At a session of House of Lords’ International Relations and Defense Committee, Cameron said the illegal settlements constructed by Israel in the West Bank were exacerbating the challenges in establishing a Palestinian state.

“It was getting harder because of the settlement-building by Israel in the West Bank, so technically creating the Palestinian state has got harder and we have to think about that,” he added, when asked to comment on the committee’s seven-year-old report that said the two-state solution could become an “impossibility” and “considered no longer viable by either side.”

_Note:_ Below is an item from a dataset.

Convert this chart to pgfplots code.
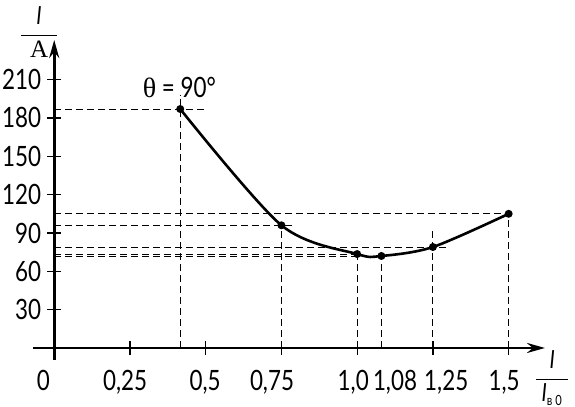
\documentclass[border=0pt]{standalone}
\usepackage{pgfplots}
\pgfplotsset{compat=1.18}
\usepackage{fontspec}
\setmainfont{Lato}[FakeStretch=0.8]
\newfontfamily\serif{Liberation Serif}
\usetikzlibrary{arrows.meta}
\begin{document}
\begin{tikzpicture}
\begin{axis}[
    scale only axis,
    width=256pt, height=160pt,
    axis lines=middle,
    xmin=-0.07, xmax=1.62,
    ymin=-9.4, ymax=241,
    axis line style={line width=1.3pt, -{Stealth[length=9pt,width=5pt]}},
    xtick={0.25,0.5,0.75,1,1.25,1.5},
    xticklabels={},
    ytick={30,60,90,120,150,180,210},
    major tick length=7pt,
    tick style={black, line width=0.6pt},
    tick align=center,
    /pgf/number format/assume math mode=true,
    font=\fontsize{14}{16}\selectfont,
    yticklabel style={xshift=0.5pt},
    clip=false,
]
\coordinate (o) at (rel axis cs:0,0);
% dashed guide lines
\addplot[black, line width=0.5pt, dash pattern=on 3.5pt off 2pt] coordinates {(0,187) (0.495,187)};
\addplot[black, line width=0.5pt, dash pattern=on 3.5pt off 2pt] coordinates {(0,96) (0.79,96)};
\addplot[black, line width=0.5pt, dash pattern=on 3.5pt off 2pt] coordinates {(0,105) (1.5,105)};
\addplot[black, line width=0.5pt, dash pattern=on 3.5pt off 2pt] coordinates {(0,79) (1.30,79)};
\addplot[black, line width=0.5pt, dash pattern=on 3.5pt off 2pt] coordinates {(0,73.5) (1.0,73.5)};
\addplot[black, line width=0.5pt, dash pattern=on 3.5pt off 2pt] coordinates {(0,71.5) (1.08,71.5)};
\addplot[black, line width=0.5pt, dash pattern=on 3.5pt off 2pt] coordinates {(0.416,0) (0.416,198)};
\addplot[black, line width=0.5pt, dash pattern=on 3.5pt off 2pt] coordinates {(0.75,0) (0.75,96)};
\addplot[black, line width=0.5pt, dash pattern=on 3.5pt off 2pt] coordinates {(1.0,0) (1.0,77)};
\addplot[black, line width=0.5pt, dash pattern=on 3.5pt off 2pt] coordinates {(1.08,0) (1.08,72)};
\addplot[black, line width=0.5pt, dash pattern=on 3.5pt off 2pt] coordinates {(1.25,0) (1.25,94)};
\addplot[black, line width=0.5pt, dash pattern=on 3.5pt off 2pt] coordinates {(1.5,0) (1.5,105)};
% characteristic
\addplot[black, line width=1.3pt, smooth, tension=0.5, mark=*, mark size=1.3pt]
    coordinates {(0.416,187) (0.75,96) (1.0,73.5) (1.08,72) (1.25,79) (1.5,105)};
% x tick labels
\node[anchor=base] at (axis cs:-0.036,-33) {0};
\node[anchor=base] at (axis cs:0.234,-33) {0,25};
\node[anchor=base] at (axis cs:0.498,-33) {0,5};
\node[anchor=base] at (axis cs:0.719,-33) {0,75};
\node[anchor=base] at (axis cs:0.987,-33) {1,0};
\node[anchor=base] at (axis cs:1.125,-33) {1,08};
\node[anchor=base] at (axis cs:1.294,-33) {1,25};
\node[anchor=base] at (axis cs:1.485,-33) {1,5};
% labels
\node at (axis cs:0.413,204) {{\serif θ} = 90°};
\node[font=\fontsize{12.5}{14}\selectfont, inner sep=0pt] at (axis cs:-0.05,247) {$\displaystyle\frac{\makebox[18pt]{\textit{I}}}{\mbox{\serif A}}$};
\node[font=\fontsize{12.5}{14}\selectfont, inner sep=0pt] at (axis cs:1.644,-23.5) {$\displaystyle\frac{\makebox[16pt]{\textit{I}}}{\textit{I}_{\mbox{\scriptsize в 0}}}$};
\end{axis}
\pgfresetboundingbox
\path ([shift={(-16.5pt,-23.5pt)}]o) rectangle ([shift={(271pt,180pt)}]o);
\end{tikzpicture}
\end{document}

” … It’s got harder, but it’s not impossible … recognition is an important part of helping to give the Palestinians a perspective towards statehood, but it doesn’t create a state just by everybody recognizing it. You’ve got to set out the things that actually create a state: a government, its ability to govern … .”

“There is no long-term peace and security instability in the Middle East without a solution to the Palestinian question,” Cameron said.

“So if you look at, for instance, what the Saudis have tried to do with this normalization deal with Israel, that’s obviously a huge step for Saudi Arabia, a big step for Israel, but part of it would be the creation of a Palestinian state and the horizon towards that basis,” he added.

On the situation in Gaza, where Israel has killed more than 34,500 Palestinians since the Oct. 7, 2023 Hamas incursion, Cameron expressed deep concern and sadness over the loss of lives.

“Obviously the whole situation in Gaza is deeply concerning and the loss of life deeply regrettable,” he stated.

Regarding the resumption of funding to the UN agency for Palestinian refugees, Cameron stressed the UK awaits the results of ongoing investigations before making any decision.